Herman Cain Led Radical Group That Accused Democrats Of Wanting To Kill ‘Black Babies’

Herman Cain, who officially announced his candidacy for President on Saturday, was once the spokesperson for a highly controversial group that, among other things, suggested Democrats wanted to kill “black babies.”

The group, called America’s PAC, spent millions to run advertisments on black radio stations in swing states during the 2004 and 2006 elections. Cain served as a spokesperson for the group and performed voice-over work in many of the ads.

The New York Sun reported on one of the ads that focused on abortion:
Black babies are terminated at triple the rate of white babies,” a female announcer in one of the ads says, as rain, thunder, and a crying infant are heard in the background. “The Democratic Party supports these abortion laws that are decimating our people, but the individual’s right to life is protected in the Republican platform. Democrats say they want our vote. Why don’t they want our lives?
Another similar ad featured Herman Cain’s voice:
“If you make a little mistake with one of your ‘hos,’ you’ll want to dispose of that problem tout suite, no questions asked,” one of the men says.
“That’s too cold. I don’t snuff my own seed,” the other replies.
“Maybe you do have a reason to vote Republican,” the first man says.
Listen to the ad:

Another ad produced by the group linked Democrats to members of the KKK: “Now, I can understand why a Ku Klux Klan cracker like David Duke makes nice with the terrorists. They fight voting rights in Iraq, just like he does back home.

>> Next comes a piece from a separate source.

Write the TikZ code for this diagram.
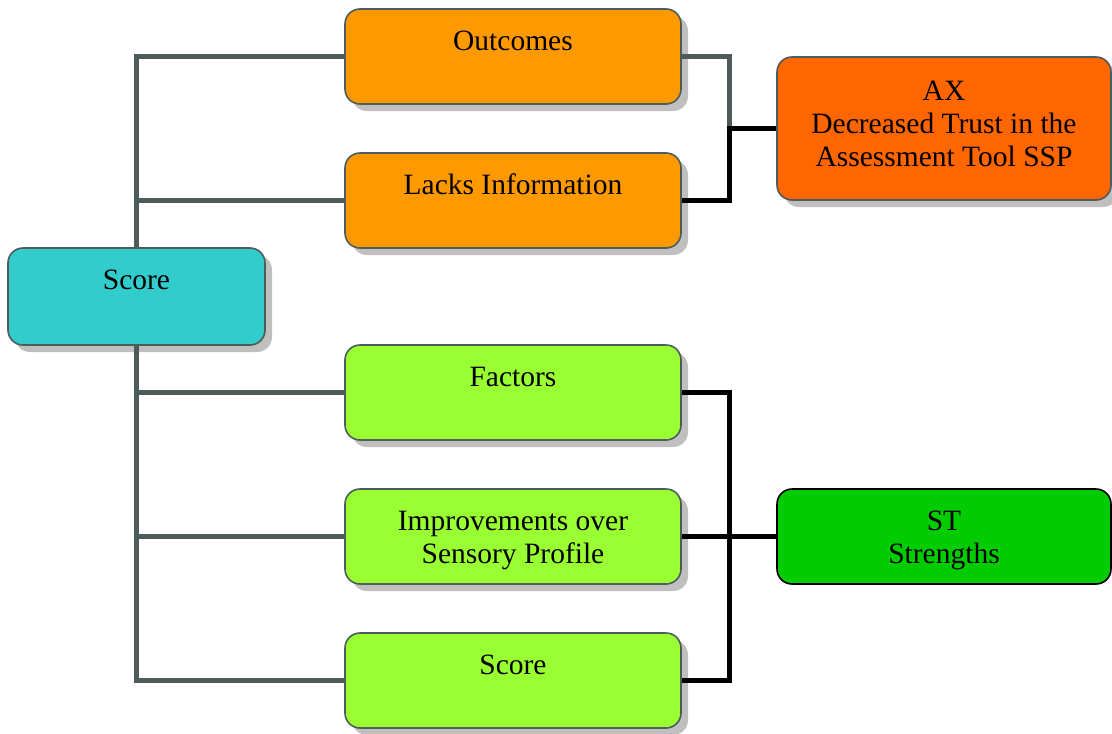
\documentclass[tikz,border=0pt]{standalone}
\usepackage{fontspec}
\setmainfont{Liberation Serif}
\usetikzlibrary{shadows}
\definecolor{bordergray}{HTML}{4F5B5B}
\definecolor{orangeA}{HTML}{FF9900}
\definecolor{orangeB}{HTML}{FF6600}
\definecolor{cyanA}{HTML}{33CCCC}
\definecolor{limeA}{HTML}{99FF33}
\definecolor{greenA}{HTML}{00CC00}
\newcommand\myTopRule[1]{\rule{0pt}{#1}}
\newcommand\myBotRule[1]{\rule[-#1]{0pt}{0pt}}
\tikzset{
  plainbox/.style={draw=bordergray, line width=1.6pt, rounded corners=15pt, align=center,
    font=\fontsize{29.5}{33.3}\selectfont, inner sep=0pt},
  box/.style={plainbox,
    drop shadow={shadow xshift=7pt, shadow yshift=-7pt, fill=black!25, opacity=1}},
  leftbox/.style={box, minimum width=336pt, minimum height=95pt},
  gline/.style={draw=bordergray, line width=5pt},
  bline/.style={draw=black, line width=5pt},
}
\begin{document}
\begin{tikzpicture}[x=1pt,y=-1pt]
\useasboundingbox (0,0) rectangle (1112,734);
\node[box, fill=cyanA, minimum width=257pt, minimum height=97pt] (sc) at (136.5,296.5) {\myTopRule{26pt}Score\\\myBotRule{7.7pt}};
\node[leftbox, fill=orangeA] (out) at (513,56.5) {\myTopRule{28pt}Outcomes\\\myBotRule{7.7pt}};
\node[leftbox, fill=orangeA] (lack) at (513,200.5) {\myTopRule{28pt}Lacks Information\\\myBotRule{7.7pt}};
\node[leftbox, fill=limeA] (fac) at (513,392.5) {\myTopRule{28pt}Factors\\\myBotRule{7.7pt}};
\node[leftbox, fill=limeA] (imp) at (513,536.5) {\myTopRule{28pt}Improvements over\\Sensory Profile\myBotRule{7.7pt}};
\node[leftbox, fill=limeA] (scb) at (513,680.5) {\myTopRule{28pt}Score\\\myBotRule{7.7pt}};
\node[box, fill=orangeB, minimum width=334pt, minimum height=143pt] (ax) at (944,128.5) {\myTopRule{24pt}AX\\Decreased Trust in the\\Assessment Tool SSP\myBotRule{14.4pt}};
\node[plainbox, draw=black, fill=greenA, minimum width=334pt, minimum height=95pt] (st) at (944,536.5) {\myTopRule{28pt}ST\\Strengths\myBotRule{7.7pt}};
\coordinate (j1) at (729,128.5);
\coordinate (j2) at (729,536.5);
\draw[gline] (sc.north) |- (out.west);
\draw[gline] (sc.north) |- (lack.west);
\draw[gline] (sc.south) |- (fac.west);
\draw[gline] (sc.south) |- (imp.west);
\draw[gline] (sc.south) |- (scb.west);
\draw[gline] (out.east) -| (j1);
\draw[bline] (lack.east) -| (j1) -- (ax.west);
\draw[bline] (fac.east) -| (j2) |- (scb.east);
\draw[bline] (imp.east) -- (st.west);
\end{tikzpicture}
\end{document}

But what I want to know is why so many of the Democrat politicians I helped elect are on the same side of the Iraq war as David Duke.”

The ads, and similar ads that were produced with Cain’s help in 2004, were widely denounced. Civil Rights icon Rep. John Lewis (D-GA) “called the ads ‘repugnant, vicious‘ and filled with ‘outright lies that distort the facts.’” University of Dayton law professor Vernellia R. Randall said, “These are targeted to the black population to raise their fears of being overrun by whites, of being wiped out as a race and of genocide.”

Appearing as a spokesperson for the group on Fox News in 2006, Cain defended the ads, saying “the general concept of having ads that give people the facts, that tell people the truth — and, sometimes, the truth hurts.”